The Higgs in turn quickly decayed into a bottom-antibottom quark pair whose combined mass amounted to 120 GeV. By itself such an event does not constitute a discovery. Successfully observing the Higgs involves finding an inventory of candidate events substantially larger than the number of expected background events from collisions which to not produce a Higgs particle but which mimic some features of the Higgs. Time (and luminosity) will tell whether the Tevatron accumulates enough Higgs candidate events to establish a statistically-satisfactory “discovery.”

One Tevatron physicist, Dmitri Denisov (denisovd@fnal.gov) summarized the likely status of things when the experiments (the CDF and D0 detector groups) start to wrap up in the year 2010. The luminosity, he said, would probably be twice what it is now and that 4 to 8 times more data would be analyzed than is available today. The Higgs, if it exists, is expected to show up in abundance at the LHC, where the collision energy is much higher than at the Tevatron. Abraham Seiden (abs@scipp.ucsc.edu) of UC Santa Cruz summarized the current status of the LHC.

In the CERN lab scientists and engineers are now chilling down the magnets which steer protons around their proper trajectory to the near-absolute-zero temperatures needed for operating in a superconducting mode. Although designed to produce proton beams at 7 TeV, the accelerator will at first hold to a more conservative 5 TeV. As for the present schedule, Seiden quoted a recent CERN report specifying mid June as the time when the machine would be cooled and ready to circulate beams around the ring and August as the time when actual particle collisions will commence.
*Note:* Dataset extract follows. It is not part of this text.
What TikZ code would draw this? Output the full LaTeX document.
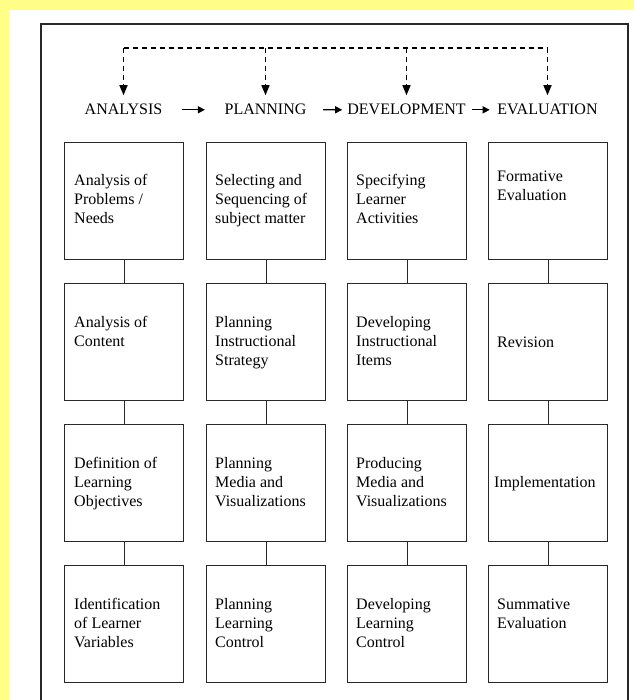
\documentclass[tikz,border=0pt]{standalone}
\usepackage{fontspec}
\setmainfont{Liberation Serif}
\usetikzlibrary{arrows.meta}
\definecolor{bgyellow}{RGB}{255,255,136}
\definecolor{ink}{RGB}{40,40,40}
\newcommand\boxtext[1]{\parbox[t]{115pt}{\raggedright #1}}
\begin{document}
\begin{tikzpicture}[x=1pt,y=-1pt,
  txt/.style={font=\fontsize{16}{19}\selectfont, inner sep=0pt, anchor=base west, text=black},
  hdr/.style={font=\fontsize{16}{19}\selectfont, inner sep=0pt, anchor=base, text=black},
  stagebox/.style={draw=ink, line width=1.4pt, minimum width=119pt, minimum height=117pt, inner sep=0pt, anchor=north west},
  link/.style={draw=ink, line width=1.4pt},
  hdrarrow/.style={draw=black, line width=1.3pt, -{Triangle[length=7pt,width=7pt]}},
  dashline/.style={draw=black, line width=1.4pt, dash pattern=on 5pt off 4pt},
  dasharrow/.style={dashline, -{Triangle[length=10pt,width=8pt]}}
]
\useasboundingbox (0,0) rectangle (634,700);
\fill[bgyellow] (0,0) rectangle (634,700);
\fill[white] (9,10) rectangle (634,700);
\draw[ink, line width=1.4pt] (41,700) -- (41,24) -- (628,24) -- (628,700);

% headers
\node[hdr] (hA) at (123.5,115) {ANALYSIS};
\node[hdr] (hP) at (265.5,115) {PLANNING};
\node[hdr] (hD) at (406.5,115) {DEVELOPMENT};
\node[hdr] (hE) at (547.5,115) {EVALUATION};

\draw[hdrarrow] ([xshift=19.5pt]hA.east) -- ([xshift=-19.5pt]hP.west);
\draw[hdrarrow] ([xshift=16.5pt]hP.east) -- ([xshift=-5pt]hD.west);
\draw[hdrarrow] ([xshift=6.5pt]hD.east) -- ([xshift=-7.5pt]hE.west);

% dashed feedback
\coordinate (d1) at (hA.north |- 0,48);
\coordinate (d2) at (hP.north |- 0,48);
\coordinate (d3) at (hD.north |- 0,48);
\coordinate (d4) at (hE.north |- 0,48);
\draw[dashline] (d1) -- (d4);
\draw[dasharrow, shorten >=9pt] (d1) -- (hA.north);
\draw[dasharrow, shorten >=9pt] (d2) -- (hP.north);
\draw[dasharrow, shorten >=9pt] (d3) -- (hD.north);
\draw[dasharrow, shorten >=9pt] (d4) -- (hE.north);

% boxes
\node[stagebox] (b11) at (64,142) {};
\node[stagebox] (b21) at (64,283) {};
\node[stagebox] (b31) at (64,424) {};
\node[stagebox] (b41) at (64,565) {};
\node[stagebox] (b12) at (206,142) {};
\node[stagebox] (b22) at (206,283) {};
\node[stagebox] (b32) at (206,424) {};
\node[stagebox] (b42) at (206,565) {};
\node[stagebox] (b13) at (347,142) {};
\node[stagebox] (b23) at (347,283) {};
\node[stagebox] (b33) at (347,424) {};
\node[stagebox] (b43) at (347,565) {};
\node[stagebox] (b14) at (488,142) {};
\node[stagebox] (b24) at (488,283) {};
\node[stagebox] (b34) at (488,424) {};
\node[stagebox] (b44) at (488,565) {};

\foreach \c in {1,2,3,4}{
  \draw[link] (b1\c.south) -- (b2\c.north);
  \draw[link] (b2\c.south) -- (b3\c.north);
  \draw[link] (b3\c.south) -- (b4\c.north);
}

% texts
\node[txt] (t11) at (74,186) {\boxtext{Analysis of\\Problems /\\Needs}};
\node[txt] (t21) at (74,327) {\boxtext{Analysis of\\Content}};
\node[txt] (t31) at (74,468) {\boxtext{Definition of\\Learning\\Objectives}};
\node[txt] (t41) at (74,609) {\boxtext{Identification\\of Learner\\Variables}};

\node[txt] (t12) at (215,186) {\boxtext{Selecting and\\Sequencing of\\subject matter}};
\node[txt] (t22) at (215,327) {\boxtext{Planning\\Instructional\\Strategy}};
\node[txt] (t32) at (215,468) {\boxtext{Planning\\Media and\\Visualizations}};
\node[txt] (t42) at (215,609) {\boxtext{Planning\\Learning\\Control}};

\node[txt] (t13) at (356,186) {\boxtext{Specifying\\Learner\\Activities}};
\node[txt] (t23) at (356,327) {\boxtext{Developing\\Instructional\\Items}};
\node[txt] (t33) at (356,468) {\boxtext{Producing\\Media and\\Visualizations}};
\node[txt] (t43) at (356,609) {\boxtext{Developing\\Learning\\Control}};

\node[txt] (t14) at (497,182) {\boxtext{Formative\\Evaluation}};
\node[txt] (t24) at (497,347) {\boxtext{Revision}};
\node[txt] (t34) at (494,487) {\boxtext{Implementation}};
\node[txt] (t44) at (497,609) {\boxtext{Summative\\Evaluation}};
\end{tikzpicture}
\end{document}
However, several scientists at the meeting, when asked, were somewhat skeptical that this timeline would be met.


As for the prospective scenario for discoveries at LHC in coming years, Seiden said that finding evidence for a supersymmetric particle (one of a large family of hypothetical particles) might be possible as early as the year 2009, while finding the Higgs might be possible by 2010.